**WORK REQUIRED:**
Would you repeat the listing exactly but omit every picture?
====================
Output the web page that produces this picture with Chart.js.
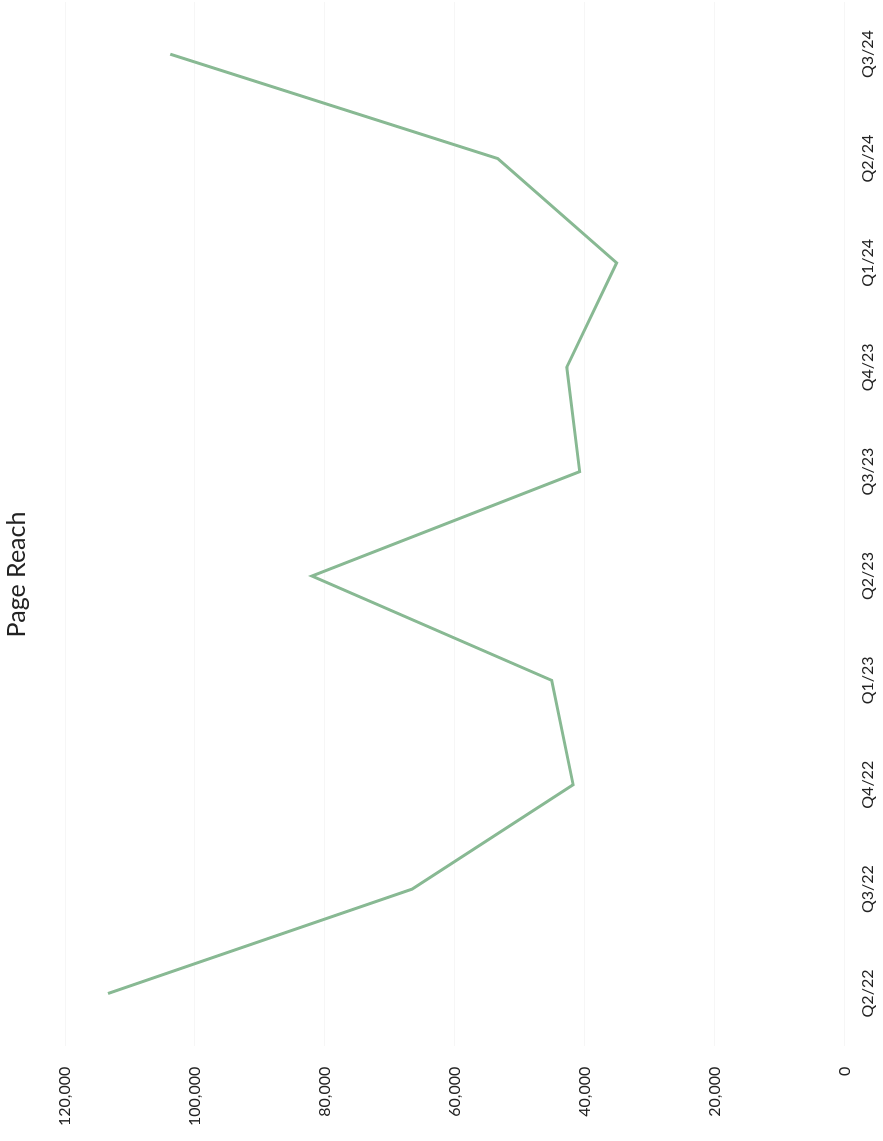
<!DOCTYPE html>
<html>
<head>
<meta charset="utf-8">
<script src="https://cdn.jsdelivr.net/npm/chart.js@4"></script>
<style>
  html, body { margin: 0; padding: 0; background: #fff; overflow: hidden; }
  #wrap {
    position: absolute; left: 0; top: 0;
    width: 1141px; height: 890px;
    transform-origin: 0 0;
    transform: translateY(1141px) rotate(-90deg);
  }
</style>
</head>
<body>
<div id="wrap"><canvas id="lineChart" width="1141" height="890"></canvas></div>
<script>
var quarters = ['Q2/22', 'Q3/22', 'Q4/22', 'Q1/23', 'Q2/23', 'Q3/23', 'Q4/23', 'Q1/24', 'Q2/24', 'Q3/24'];
var pageReach = [113400, 66600, 41800, 45100, 82000, 40800, 42800, 35100, 53400, 103800];
var valueTicks = [0, 20000, 40000, 60000, 80000, 100000, 120000];

var ctx = document.getElementById('lineChart').getContext('2d');
var myChart = new Chart(ctx, {
    type: 'line',
    data: {
        labels: quarters,
        datasets: [{
            label: 'Page Reach',
            data: pageReach,
            borderColor: '#88b993',
            borderWidth: 3,
            pointRadius: 0,
            tension: 0,
            fill: false
        }]
    },
    options: {
        responsive: false,
        animation: false,
        layout: {
            padding: { left: -6, right: 2, top: 0, bottom: 0 }
        },
        plugins: {
            legend: { display: false },
            tooltip: { enabled: false },
            title: {
                display: true,
                text: 'Page Reach',
                color: '#222',
                font: { family: 'Lato', size: 25, weight: 'normal' },
                padding: { top: 2, bottom: 33 }
            }
        },
        scales: {
            x: {
                offset: true,
                grid: { display: false, drawTicks: false },
                border: { display: false },
                ticks: {
                    color: '#222',
                    padding: 13,
                    maxRotation: 0,
                    font: { family: 'Lato', size: 16 }
                }
            },
            y: {
                min: 0,
                max: 120000,
                afterBuildTicks: function (axis) {
                    axis.ticks = valueTicks.map(function (v) { return { value: v }; });
                },
                grid: { color: 'rgba(0,0,0,0.035)', drawTicks: false },
                border: { display: false },
                ticks: {
                    color: '#222',
                    padding: 21,
                    font: { family: 'Lato', size: 16 },
                    callback: function (v) { return v.toLocaleString('en-US'); }
                }
            }
        }
    }
});
</script>
</body>
</html>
====================
**RESULT FOR THIS TASK:**
Output the web page that produces this picture with Chart.js.
<!DOCTYPE html>
<html>
<head>
<meta charset="utf-8">
<script src="https://cdn.jsdelivr.net/npm/chart.js@4"></script>
<style>
  html, body { margin: 0; padding: 0; background: #fff; overflow: hidden; }
  #wrap {
    position: absolute; left: 0; top: 0;
    width: 1141px; height: 890px;
    transform-origin: 0 0;
    transform: translateY(1141px) rotate(-90deg);
  }
</style>
</head>
<body>
<div id="wrap"><canvas id="lineChart" width="1141" height="890"></canvas></div>
<script>
var quarters = ['Q2/22', 'Q3/22', 'Q4/22', 'Q1/23', 'Q2/23', 'Q3/23', 'Q4/23', 'Q1/24', 'Q2/24', 'Q3/24'];
var pageReach = [113400, 66600, 41800, 45100, 82000, 40800, 42800, 35100, 53400, 103800];
var valueTicks = [0, 20000, 40000, 60000, 80000, 100000, 120000];

var ctx = document.getElementById('lineChart').getContext('2d');
var myChart = new Chart(ctx, {
    type: 'line',
    data: {
        labels: quarters,
        datasets: [{
            label: 'Page Reach',
            data: pageReach,
            borderColor: '#88b993',
            borderWidth: 3,
            pointRadius: 0,
            tension: 0,
            fill: false
        }]
    },
    options: {
        responsive: false,
        animation: false,
        layout: {
            padding: { left: -6, right: 2, top: 0, bottom: 0 }
        },
        plugins: {
            legend: { display: false },
            tooltip: { enabled: false },
            title: {
                display: true,
                text: 'Page Reach',
                color: '#222',
                font: { family: 'Lato', size: 25, weight: 'normal' },
                padding: { top: 2, bottom: 33 }
            }
        },
        scales: {
            x: {
                offset: true,
                grid: { display: false, drawTicks: false },
                border: { display: false },
                ticks: {
                    color: '#222',
                    padding: 13,
                    maxRotation: 0,
                    font: { family: 'Lato', size: 16 }
                }
            },
            y: {
                min: 0,
                max: 120000,
                afterBuildTicks: function (axis) {
                    axis.ticks = valueTicks.map(function (v) { return { value: v }; });
                },
                grid: { color: 'rgba(0,0,0,0.035)', drawTicks: false },
                border: { display: false },
                ticks: {
                    color: '#222',
                    padding: 21,
                    font: { family: 'Lato', size: 16 },
                    callback: function (v) { return v.toLocaleString('en-US'); }
                }
            }
        }
    }
});
</script>
</body>
</html>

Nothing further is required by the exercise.